## Description of the task:
Reproduce all of the material exactly as shown.

## Plotting code records:
# # # #
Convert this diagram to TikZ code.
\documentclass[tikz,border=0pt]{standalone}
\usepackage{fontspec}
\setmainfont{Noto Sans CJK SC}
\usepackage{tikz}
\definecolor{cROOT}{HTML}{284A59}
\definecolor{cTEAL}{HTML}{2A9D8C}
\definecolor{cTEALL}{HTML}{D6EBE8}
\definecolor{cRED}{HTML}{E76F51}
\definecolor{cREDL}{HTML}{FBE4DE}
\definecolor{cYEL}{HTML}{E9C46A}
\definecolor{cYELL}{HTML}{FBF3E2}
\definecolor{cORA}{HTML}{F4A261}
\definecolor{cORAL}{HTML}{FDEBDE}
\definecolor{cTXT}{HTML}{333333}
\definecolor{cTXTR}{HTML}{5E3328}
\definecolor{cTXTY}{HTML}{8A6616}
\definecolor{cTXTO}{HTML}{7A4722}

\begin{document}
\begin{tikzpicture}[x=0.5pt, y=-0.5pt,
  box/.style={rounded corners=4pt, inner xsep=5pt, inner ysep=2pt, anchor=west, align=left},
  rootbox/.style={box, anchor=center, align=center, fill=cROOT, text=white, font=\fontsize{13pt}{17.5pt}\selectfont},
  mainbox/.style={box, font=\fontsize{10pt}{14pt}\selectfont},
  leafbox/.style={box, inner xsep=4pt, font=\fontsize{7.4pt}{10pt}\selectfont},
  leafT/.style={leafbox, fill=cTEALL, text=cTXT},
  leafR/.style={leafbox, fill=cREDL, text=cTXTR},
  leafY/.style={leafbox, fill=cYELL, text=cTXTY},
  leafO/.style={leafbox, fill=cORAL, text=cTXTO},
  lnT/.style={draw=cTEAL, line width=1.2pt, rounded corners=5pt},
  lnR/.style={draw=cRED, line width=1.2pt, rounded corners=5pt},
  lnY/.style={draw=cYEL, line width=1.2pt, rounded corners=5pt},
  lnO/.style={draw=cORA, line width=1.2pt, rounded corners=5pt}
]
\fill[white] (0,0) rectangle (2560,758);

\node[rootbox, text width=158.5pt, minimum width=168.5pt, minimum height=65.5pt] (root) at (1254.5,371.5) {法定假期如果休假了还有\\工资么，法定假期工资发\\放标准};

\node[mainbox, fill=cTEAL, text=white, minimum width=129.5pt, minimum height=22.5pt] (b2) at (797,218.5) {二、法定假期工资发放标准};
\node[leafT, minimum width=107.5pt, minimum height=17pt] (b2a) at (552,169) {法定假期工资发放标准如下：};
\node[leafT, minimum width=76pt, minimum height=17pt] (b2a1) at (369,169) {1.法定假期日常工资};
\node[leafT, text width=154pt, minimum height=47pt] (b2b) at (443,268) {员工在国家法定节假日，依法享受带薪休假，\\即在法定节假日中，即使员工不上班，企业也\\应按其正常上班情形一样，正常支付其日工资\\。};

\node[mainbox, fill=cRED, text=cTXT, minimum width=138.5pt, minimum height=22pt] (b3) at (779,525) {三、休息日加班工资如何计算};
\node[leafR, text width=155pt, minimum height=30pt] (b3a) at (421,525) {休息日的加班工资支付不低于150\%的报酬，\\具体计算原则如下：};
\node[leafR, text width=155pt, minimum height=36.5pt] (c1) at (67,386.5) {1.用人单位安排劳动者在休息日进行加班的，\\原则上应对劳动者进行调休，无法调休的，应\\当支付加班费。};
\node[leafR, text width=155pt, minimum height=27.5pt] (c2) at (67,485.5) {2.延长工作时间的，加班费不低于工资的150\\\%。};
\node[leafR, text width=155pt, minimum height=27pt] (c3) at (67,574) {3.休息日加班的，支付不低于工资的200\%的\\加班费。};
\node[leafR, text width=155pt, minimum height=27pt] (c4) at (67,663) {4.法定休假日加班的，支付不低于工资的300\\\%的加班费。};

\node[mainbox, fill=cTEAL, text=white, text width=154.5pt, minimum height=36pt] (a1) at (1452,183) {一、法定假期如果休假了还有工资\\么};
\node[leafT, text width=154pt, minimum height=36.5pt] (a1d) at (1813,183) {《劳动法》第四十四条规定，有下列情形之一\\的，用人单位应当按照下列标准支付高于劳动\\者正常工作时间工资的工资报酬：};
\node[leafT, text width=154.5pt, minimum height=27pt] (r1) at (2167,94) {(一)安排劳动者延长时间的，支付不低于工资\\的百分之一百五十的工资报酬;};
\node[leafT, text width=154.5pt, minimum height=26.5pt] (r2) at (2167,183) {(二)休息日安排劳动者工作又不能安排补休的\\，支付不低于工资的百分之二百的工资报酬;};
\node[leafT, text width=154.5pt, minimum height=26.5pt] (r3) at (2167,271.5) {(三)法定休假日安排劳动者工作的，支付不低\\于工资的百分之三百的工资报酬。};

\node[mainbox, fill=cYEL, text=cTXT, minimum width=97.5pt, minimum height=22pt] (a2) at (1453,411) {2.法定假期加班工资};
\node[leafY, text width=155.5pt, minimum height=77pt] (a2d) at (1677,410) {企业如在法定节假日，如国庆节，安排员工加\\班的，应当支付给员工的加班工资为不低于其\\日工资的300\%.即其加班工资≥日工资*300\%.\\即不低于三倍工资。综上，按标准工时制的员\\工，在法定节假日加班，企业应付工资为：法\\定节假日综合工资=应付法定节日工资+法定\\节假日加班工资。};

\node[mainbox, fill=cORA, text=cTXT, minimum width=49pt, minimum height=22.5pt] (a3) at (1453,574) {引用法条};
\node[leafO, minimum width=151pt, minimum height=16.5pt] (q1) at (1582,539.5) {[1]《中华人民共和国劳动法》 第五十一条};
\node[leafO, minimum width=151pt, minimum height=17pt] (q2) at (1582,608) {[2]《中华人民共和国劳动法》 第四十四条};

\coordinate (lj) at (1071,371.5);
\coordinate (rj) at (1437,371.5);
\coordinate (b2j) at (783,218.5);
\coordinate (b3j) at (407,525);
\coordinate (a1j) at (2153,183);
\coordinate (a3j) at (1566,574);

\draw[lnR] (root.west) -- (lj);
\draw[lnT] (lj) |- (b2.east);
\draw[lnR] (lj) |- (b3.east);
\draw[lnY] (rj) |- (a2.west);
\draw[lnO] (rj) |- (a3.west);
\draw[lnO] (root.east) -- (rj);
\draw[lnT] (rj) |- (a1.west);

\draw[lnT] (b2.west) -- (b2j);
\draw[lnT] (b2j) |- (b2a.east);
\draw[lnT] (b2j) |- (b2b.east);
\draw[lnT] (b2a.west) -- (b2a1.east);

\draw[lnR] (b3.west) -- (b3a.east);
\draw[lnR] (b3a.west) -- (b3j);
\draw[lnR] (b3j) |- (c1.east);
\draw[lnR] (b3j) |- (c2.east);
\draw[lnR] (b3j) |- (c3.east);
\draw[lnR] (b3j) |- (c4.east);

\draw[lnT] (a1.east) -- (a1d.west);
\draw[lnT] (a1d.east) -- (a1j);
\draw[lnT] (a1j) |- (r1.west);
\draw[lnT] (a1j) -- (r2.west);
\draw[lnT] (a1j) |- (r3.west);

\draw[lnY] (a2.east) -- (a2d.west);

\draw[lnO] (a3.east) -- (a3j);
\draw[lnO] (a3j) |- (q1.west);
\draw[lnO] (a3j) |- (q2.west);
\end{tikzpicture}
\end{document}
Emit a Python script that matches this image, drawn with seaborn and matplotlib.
# # # #
## Answer in full:
Convert this diagram to TikZ code.
\documentclass[tikz,border=0pt]{standalone}
\usepackage{fontspec}
\setmainfont{Noto Sans CJK SC}
\usepackage{tikz}
\definecolor{cROOT}{HTML}{284A59}
\definecolor{cTEAL}{HTML}{2A9D8C}
\definecolor{cTEALL}{HTML}{D6EBE8}
\definecolor{cRED}{HTML}{E76F51}
\definecolor{cREDL}{HTML}{FBE4DE}
\definecolor{cYEL}{HTML}{E9C46A}
\definecolor{cYELL}{HTML}{FBF3E2}
\definecolor{cORA}{HTML}{F4A261}
\definecolor{cORAL}{HTML}{FDEBDE}
\definecolor{cTXT}{HTML}{333333}
\definecolor{cTXTR}{HTML}{5E3328}
\definecolor{cTXTY}{HTML}{8A6616}
\definecolor{cTXTO}{HTML}{7A4722}

\begin{document}
\begin{tikzpicture}[x=0.5pt, y=-0.5pt,
  box/.style={rounded corners=4pt, inner xsep=5pt, inner ysep=2pt, anchor=west, align=left},
  rootbox/.style={box, anchor=center, align=center, fill=cROOT, text=white, font=\fontsize{13pt}{17.5pt}\selectfont},
  mainbox/.style={box, font=\fontsize{10pt}{14pt}\selectfont},
  leafbox/.style={box, inner xsep=4pt, font=\fontsize{7.4pt}{10pt}\selectfont},
  leafT/.style={leafbox, fill=cTEALL, text=cTXT},
  leafR/.style={leafbox, fill=cREDL, text=cTXTR},
  leafY/.style={leafbox, fill=cYELL, text=cTXTY},
  leafO/.style={leafbox, fill=cORAL, text=cTXTO},
  lnT/.style={draw=cTEAL, line width=1.2pt, rounded corners=5pt},
  lnR/.style={draw=cRED, line width=1.2pt, rounded corners=5pt},
  lnY/.style={draw=cYEL, line width=1.2pt, rounded corners=5pt},
  lnO/.style={draw=cORA, line width=1.2pt, rounded corners=5pt}
]
\fill[white] (0,0) rectangle (2560,758);

\node[rootbox, text width=158.5pt, minimum width=168.5pt, minimum height=65.5pt] (root) at (1254.5,371.5) {法定假期如果休假了还有\\工资么，法定假期工资发\\放标准};

\node[mainbox, fill=cTEAL, text=white, minimum width=129.5pt, minimum height=22.5pt] (b2) at (797,218.5) {二、法定假期工资发放标准};
\node[leafT, minimum width=107.5pt, minimum height=17pt] (b2a) at (552,169) {法定假期工资发放标准如下：};
\node[leafT, minimum width=76pt, minimum height=17pt] (b2a1) at (369,169) {1.法定假期日常工资};
\node[leafT, text width=154pt, minimum height=47pt] (b2b) at (443,268) {员工在国家法定节假日，依法享受带薪休假，\\即在法定节假日中，即使员工不上班，企业也\\应按其正常上班情形一样，正常支付其日工资\\。};

\node[mainbox, fill=cRED, text=cTXT, minimum width=138.5pt, minimum height=22pt] (b3) at (779,525) {三、休息日加班工资如何计算};
\node[leafR, text width=155pt, minimum height=30pt] (b3a) at (421,525) {休息日的加班工资支付不低于150\%的报酬，\\具体计算原则如下：};
\node[leafR, text width=155pt, minimum height=36.5pt] (c1) at (67,386.5) {1.用人单位安排劳动者在休息日进行加班的，\\原则上应对劳动者进行调休，无法调休的，应\\当支付加班费。};
\node[leafR, text width=155pt, minimum height=27.5pt] (c2) at (67,485.5) {2.延长工作时间的，加班费不低于工资的150\\\%。};
\node[leafR, text width=155pt, minimum height=27pt] (c3) at (67,574) {3.休息日加班的，支付不低于工资的200\%的\\加班费。};
\node[leafR, text width=155pt, minimum height=27pt] (c4) at (67,663) {4.法定休假日加班的，支付不低于工资的300\\\%的加班费。};

\node[mainbox, fill=cTEAL, text=white, text width=154.5pt, minimum height=36pt] (a1) at (1452,183) {一、法定假期如果休假了还有工资\\么};
\node[leafT, text width=154pt, minimum height=36.5pt] (a1d) at (1813,183) {《劳动法》第四十四条规定，有下列情形之一\\的，用人单位应当按照下列标准支付高于劳动\\者正常工作时间工资的工资报酬：};
\node[leafT, text width=154.5pt, minimum height=27pt] (r1) at (2167,94) {(一)安排劳动者延长时间的，支付不低于工资\\的百分之一百五十的工资报酬;};
\node[leafT, text width=154.5pt, minimum height=26.5pt] (r2) at (2167,183) {(二)休息日安排劳动者工作又不能安排补休的\\，支付不低于工资的百分之二百的工资报酬;};
\node[leafT, text width=154.5pt, minimum height=26.5pt] (r3) at (2167,271.5) {(三)法定休假日安排劳动者工作的，支付不低\\于工资的百分之三百的工资报酬。};

\node[mainbox, fill=cYEL, text=cTXT, minimum width=97.5pt, minimum height=22pt] (a2) at (1453,411) {2.法定假期加班工资};
\node[leafY, text width=155.5pt, minimum height=77pt] (a2d) at (1677,410) {企业如在法定节假日，如国庆节，安排员工加\\班的，应当支付给员工的加班工资为不低于其\\日工资的300\%.即其加班工资≥日工资*300\%.\\即不低于三倍工资。综上，按标准工时制的员\\工，在法定节假日加班，企业应付工资为：法\\定节假日综合工资=应付法定节日工资+法定\\节假日加班工资。};

\node[mainbox, fill=cORA, text=cTXT, minimum width=49pt, minimum height=22.5pt] (a3) at (1453,574) {引用法条};
\node[leafO, minimum width=151pt, minimum height=16.5pt] (q1) at (1582,539.5) {[1]《中华人民共和国劳动法》 第五十一条};
\node[leafO, minimum width=151pt, minimum height=17pt] (q2) at (1582,608) {[2]《中华人民共和国劳动法》 第四十四条};

\coordinate (lj) at (1071,371.5);
\coordinate (rj) at (1437,371.5);
\coordinate (b2j) at (783,218.5);
\coordinate (b3j) at (407,525);
\coordinate (a1j) at (2153,183);
\coordinate (a3j) at (1566,574);

\draw[lnR] (root.west) -- (lj);
\draw[lnT] (lj) |- (b2.east);
\draw[lnR] (lj) |- (b3.east);
\draw[lnY] (rj) |- (a2.west);
\draw[lnO] (rj) |- (a3.west);
\draw[lnO] (root.east) -- (rj);
\draw[lnT] (rj) |- (a1.west);

\draw[lnT] (b2.west) -- (b2j);
\draw[lnT] (b2j) |- (b2a.east);
\draw[lnT] (b2j) |- (b2b.east);
\draw[lnT] (b2a.west) -- (b2a1.east);

\draw[lnR] (b3.west) -- (b3a.east);
\draw[lnR] (b3a.west) -- (b3j);
\draw[lnR] (b3j) |- (c1.east);
\draw[lnR] (b3j) |- (c2.east);
\draw[lnR] (b3j) |- (c3.east);
\draw[lnR] (b3j) |- (c4.east);

\draw[lnT] (a1.east) -- (a1d.west);
\draw[lnT] (a1d.east) -- (a1j);
\draw[lnT] (a1j) |- (r1.west);
\draw[lnT] (a1j) -- (r2.west);
\draw[lnT] (a1j) |- (r3.west);

\draw[lnY] (a2.east) -- (a2d.west);

\draw[lnO] (a3.east) -- (a3j);
\draw[lnO] (a3j) |- (q1.west);
\draw[lnO] (a3j) |- (q2.west);
\end{tikzpicture}
\end{document}
Emit a Python script that matches this image, drawn with seaborn and matplotlib.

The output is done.